Via Ryan Avent, the California legislature is looking to promote so-called "smart growth" in the state by steering transportation dollars toward projects that reduce, rather than increase, vehicle-miles traveled:
The legislation, SB 375, would offer incentives to steer public funds away from sprawled development. The state spends about $20 billion a year on transportation, and under the new law, projects that meet climate goals would get priority.
An earlier version of the bill was blocked last year by the building industry and by organizations representing cities and counties. Developers feared their suburban projects would be delayed or halted. Local officials were wary of ceding zoning powers and transportation planning to the state.
The bill's expected to pass this week, but no word on whether Schwarzenegger will sign it (as Josh Patashnik once wrote, these lifestyle-altering measures don't really mesh with his brand of environmentalism). Under the new law, cities and countries would be able approve any sort of development they want, but only certain types of development—clustered housing, say, or projects located near transit—would qualify for state transportation funds. Plus new incentives for infill development and construction along transportation corridors. The idea, ultimately, is to chip away at the need for driving, since, if nothing changes, the growth in vehicle-miles traveled—as California adds 9 million more people by 2030—is expected to negate everything else the state does to curtail its carbon-dioxide emissions.
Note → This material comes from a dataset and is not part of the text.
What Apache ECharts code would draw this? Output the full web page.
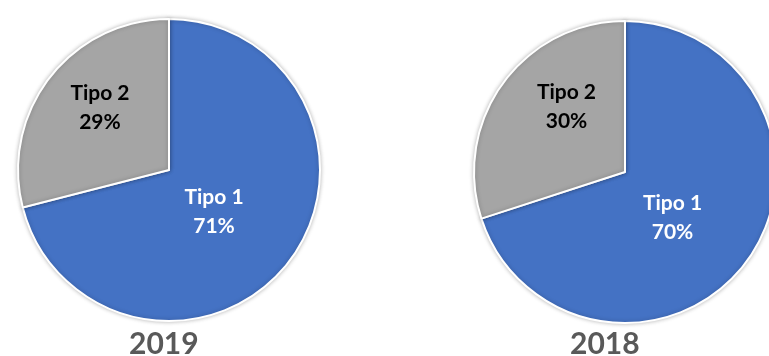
<!DOCTYPE html>
<html>
<head>
<meta charset="utf-8">
<script src="https://cdn.jsdelivr.net/npm/echarts@6/dist/echarts.min.js"></script>
<style>
  html, body { margin: 0; padding: 0; background: #fff; }
  #main { width: 769px; height: 356px; }
</style>
</head>
<body>
<div id="main"></div>
<script>
const categories = ['Tipo 1', 'Tipo 2']
const years = ['2019', '2018']
const values2019 = [71, 29]
const values2018 = [70, 30]

const colors = ['#4472C4', '#A5A5A5']
const labelColors = ['#ffffff', '#000000']
const font = 'Lato, "Open Sans", sans-serif'

const chart = echarts.init(document.getElementById('main'))

// nudges so labels sit where Excel's "best fit" put them
function pieSeries(values, center, offsets) {
  return {
    type: 'pie',
    center,
    radius: 151,
    startAngle: 90,
    clockwise: true,
    animation: false,
    silent: true,
    itemStyle: {
      borderColor: '#fff',
      borderWidth: 2,
      shadowBlur: 4,
      shadowColor: 'rgba(0,0,0,0.25)'
    },
    label: {
      show: true,
      position: 'inside',
      formatter: '{b}\n{c}%',
      fontFamily: font,
      fontWeight: 'bold',
      fontSize: 21,
      lineHeight: 29
    },
    labelLine: { show: false },
    data: categories.map((name, i) => ({
      name,
      value: values[i],
      itemStyle: { color: colors[i] },
      label: { color: labelColors[i], offset: offsets[i] }
    }))
  }
}

chart.setOption({
  backgroundColor: '#fff',
  title: [
    { text: years[0], left: 129 },
    { text: years[1], left: 570 }
  ].map(t => ({
    text: t.text,
    left: t.left,
    top: 329,
    padding: 0,
    textStyle: { fontFamily: font, fontWeight: 'bold', fontSize: 30, color: '#595959' }
  })),
  series: [
    pieSeries(values2019, [169, 170], [[-17, -6], [-7, -14]]),
    pieSeries(values2018, [625, 172], [[-16, 0], [5, -19]])
  ]
})
</script>
</body>
</html>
A number of states have tried to promote smart growth here and there over the years (it's now forgotten, but Mitt Romney was once one of the more proactive governors on this front), but it hasn't always panned out. Many of these attempts fall afoul of local property-rights' movements: Portland's urban growth boundaries, for instance, eventually fostered a backlash that led to Measure 37, putting a damper on land-use regulations. But a "softer" approach like California's might prove more feasible. At least in the abstract, it's fair enough to have the government shift money toward slightly denser development—states have, after all, used transportation funds to subsidize suburbia for the past half-century. But these sorts of efforts are always more explosive than most environmental measures, so this will be one to watch closely.
P.S. I should clarify: This bill definitely won't move everyone back to cities and denser inner-suburban rings, and it won't create development patterns that allow everyone to ditch his or her car. As teplukhin points out in comments, even if people wanted to do that, you would need a lot of different elements in place—$4 gas isn't going to convince families to relocate to the city if the public schools are still abysmal, for starters.
Odds are you'll mostly see an impact at the margins, like, for instance, more transit-oriented development near rail stations, similar to Oakland City Centre, with the sort of condos that are typically bought by retirees or childless couples. That's obviously not for everyone, but it does move people off the roads and eases up the pressure to keep building outward into the exurbs. That's just one example: You might also start to see somewhat denser, more walkable suburban family-oriented neighborhoods, similar to what Denver's starting to build—where people would still have to commute to work by car, but could more easily get around their own neighborhood without driving. Even modest reductions in auto travel can still add up.
P.P.S. Bill Fulton has some doubts that the new law will be as far-reaching (or novel) as some of its supporters seem to think.